Thursday, March 15

Fog

I'm awake and out of the flat early. I walk outside into the inky dawn to find the world smothered by a blanket of fog, squeezing and choking the life out of the Earth for its sins.

I walk across and out of town. I got lucky last night, I heard the Eigonvectors are hiding out in Stanmer House, and they have a hostage. It can only be Baltam's cousin. I try to focus, center and calm myself on the hour long walk. The air is thick and heavy, cool on my face. It hides the corners and edges of the world from me. Secretly, I thank it.

The estate stands grand and square in Stanmer Park. Grey light fills the world, fog seems to swirl around the building. Last I heard, it was recently restored a usable state. I wonder that no-one has forced the gang out.
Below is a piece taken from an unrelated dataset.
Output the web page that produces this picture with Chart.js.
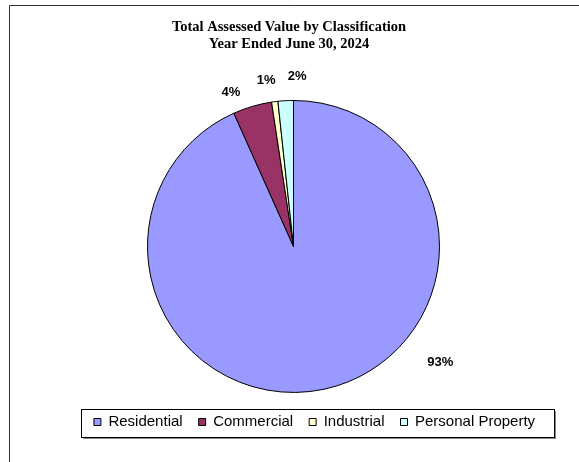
<!DOCTYPE html>
<html>
<head>
<meta charset="utf-8">
<title>Total Assessed Value by Classification</title>
<script src="https://cdn.jsdelivr.net/npm/chart.js@4.4.1/dist/chart.umd.min.js"></script>
<style>
  html, body { margin: 0; padding: 0; background: #fff; }
  canvas { display: block; }
</style>
</head>
<body>
<canvas id="assessed-chart" width="579" height="462"></canvas>
<script>
// Share of total assessed value (%), fiscal year ended June 30, 2024
const classifications = ['Residential', 'Commercial', 'Industrial', 'Personal Property'];
const assessedShare = [93.3, 4.3, 0.7, 1.7];
const titleLines = ['Total Assessed Value by Classification', 'Year Ended June 30, 2024'];

const SLICE_COLORS = ['#9999FF', '#993366', '#FFFFCC', '#CCFFFF'];
const SANS = '"Liberation Sans", Arial, sans-serif';
const SERIF = '"Liberation Serif", "Times New Roman", serif';

// Percent labels sit outside the rim: angle tweak (deg) and gap past the edge (px)
const LABEL_NUDGE = [-39.7, -5.8, -2.0, 4.3];
const LABEL_GAP = [41, 20, 22, 24.5];

// Legend frame size and the horizontal shifts of title / legend blocks
const LEGEND_FRAME = { w: 473, h: 28 };
const TITLE_SHIFT = -4.5;
const LEGEND_SHIFT = 21;

const shiftBlocks = {
  id: 'shiftBlocks',
  afterLayout(chart) {
    chart.titleBlock.left += TITLE_SHIFT;
    chart.titleBlock.right += TITLE_SHIFT;
    chart.legend.left += LEGEND_SHIFT;
    chart.legend.right += LEGEND_SHIFT;
  }
};

// Page border plus the framed legend box with its drop shadow
const frames = {
  id: 'frames',
  beforeDraw(chart) {
    const { ctx, width, height, legend } = chart;
    ctx.save();
    ctx.fillStyle = '#fff';
    ctx.fillRect(0, 0, width, height);

    ctx.strokeStyle = '#333';
    ctx.lineWidth = 1;
    ctx.beginPath();
    ctx.moveTo(9.5, height);
    ctx.lineTo(9.5, 5.5);
    ctx.lineTo(width, 5.5);
    ctx.stroke();

    const pad = legend.options.labels.padding;
    const cx = (legend.left + legend.right) / 2 + 3;
    const cy = legend.top + pad + 7.5 + 1;
    const x = Math.round(cx - LEGEND_FRAME.w / 2) + 0.5;
    const y = Math.round(cy - LEGEND_FRAME.h / 2) + 0.5;
    ctx.fillStyle = '#8a8a8a';
    ctx.fillRect(x + 1.5, y + 1.5, LEGEND_FRAME.w, LEGEND_FRAME.h);
    ctx.fillStyle = '#fff';
    ctx.fillRect(x, y, LEGEND_FRAME.w, LEGEND_FRAME.h);
    ctx.strokeStyle = '#000';
    ctx.strokeRect(x, y, LEGEND_FRAME.w, LEGEND_FRAME.h);
    ctx.restore();
  }
};

const percentLabels = {
  id: 'percentLabels',
  afterDatasetsDraw(chart) {
    const meta = chart.getDatasetMeta(0);
    const values = chart.data.datasets[0].data;
    const total = values.reduce((a, b) => a + b, 0);
    const ctx = chart.ctx;
    ctx.save();
    ctx.font = 'bold 13px ' + SANS;
    ctx.fillStyle = '#000';
    ctx.textAlign = 'center';
    ctx.textBaseline = 'middle';
    meta.data.forEach((arc, i) => {
      const { x, y, startAngle, endAngle, outerRadius } =
        arc.getProps(['x', 'y', 'startAngle', 'endAngle', 'outerRadius'], true);
      const a = (startAngle + endAngle) / 2 + LABEL_NUDGE[i] * Math.PI / 180;
      const r = outerRadius + LABEL_GAP[i];
      ctx.fillText(Math.round(values[i] / total * 100) + '%', x + Math.cos(a) * r, y + Math.sin(a) * r);
    });
    ctx.restore();
  }
};

new Chart(document.getElementById('assessed-chart'), {
  type: 'pie',
  data: {
    labels: classifications,
    datasets: [{
      data: assessedShare,
      backgroundColor: SLICE_COLORS,
      borderColor: '#000',
      borderWidth: 1,
      radius: 146
    }]
  },
  plugins: [shiftBlocks, frames, percentLabels],
  options: {
    responsive: false,
    animation: false,
    devicePixelRatio: 1,
    layout: { padding: { left: 8, right: 0, top: 0, bottom: 22.5 } },
    plugins: {
      title: {
        display: true,
        text: titleLines,
        color: '#000',
        font: { family: SERIF, size: 14.5, weight: 'bold', lineHeight: 1.17 },
        padding: { top: 18.5, bottom: 42 }
      },
      legend: {
        position: 'bottom',
        labels: {
          boxWidth: 7,
          boxHeight: 7,
          padding: 16,
          color: '#000',
          font: { family: SANS, size: 15 }
        }
      },
      tooltip: { enabled: false }
    }
  }
});
</script>
</body>
</html>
How high does their influence spread?

I sneak in the back, through a kitchen door, Faith resting loosely in my hand. This time of day, none of the bastards will be awake. Inside the house is all stone floors, grand ceilings and dust sheets hiding furniture. I sneak around, poking my head through doors. In the entrance hall a set of stairs leads upwards. I follow it. Chinese gangsters lie in some of the rooms, most collapsed in a heap of empty bottles.

The Baltam kid is chained to a radiator in on of the bedrooms. A guard starts up when I sneak inside, drunk and confused. I tell him to sit down. I insist. He doesn't get back up. I cut the teenagers handcuffs, and lead him back out onto the corridor.

My luck runs out when I reach the entrance hall again, standing on the landing. Someone heard something, and the Chinese are waiting for me. Shots ring out as I round the corner. I fire back meekly, staggering behind some cover. I call to the Baltam kid to hide behind me. He lies on the floor, unmoving, blood seeping underneath him like he was a leaking bag.

That sick feeling rises in my stomach, stretching icy tendrils through my gut and up into my throat. For a moment, it threatens to consume me, to drag me under, to pin me down and hold my breath. But I force it down. The kid was dead. After everything. I draw Providence from inside my jacket.

By this point, I can't even feel angry any more.

I rise up in a daze, swing out onto the balcony, and open fire. Everything seems to move slowly. For a time, I can't hear anything above the rush of blood in my ears. Then a wave of something dark passes over me and everything goes red.

The Twins roar their shame and fury with all the bloodshot zeal of a tumor-crazed preacher. Shots echo around the room, kicking up dust and plaster and blood.

Then, after a second, a minute, and eternity of moments, a nothingth of forever, a heartbeat and a lifetime, it's all over. The Twins run out of lessons to preach. I stand and catch my breath in the silence, straining to listen. My throat is red raw, my breaths ragged, and some noise dully echoes through the room, clinging low and rough to the corners. But I don't remember screaming out.

Everything is quiet now. I carefully raise the corpse of the missing Baltam. The kid can't be more than seventeen. I walk out through the front door.

Walking back down Stanmer park, the air begins to clear. To one side of me, rich blues seep through the air, getting stronger and brighter by the minute as the air comes to life. To the other side, the thick fog boils and rolls, burning away before my eyes at the pure touch of the Sun. I stop and watch, straining to watch the movement of grey air which vanishes moments after I look at it. It is an eerily beautiful moment, the sky torn smoothly between pure white and brilliant blue.

I shift the Baltam kid on my shoulder, and keep walking.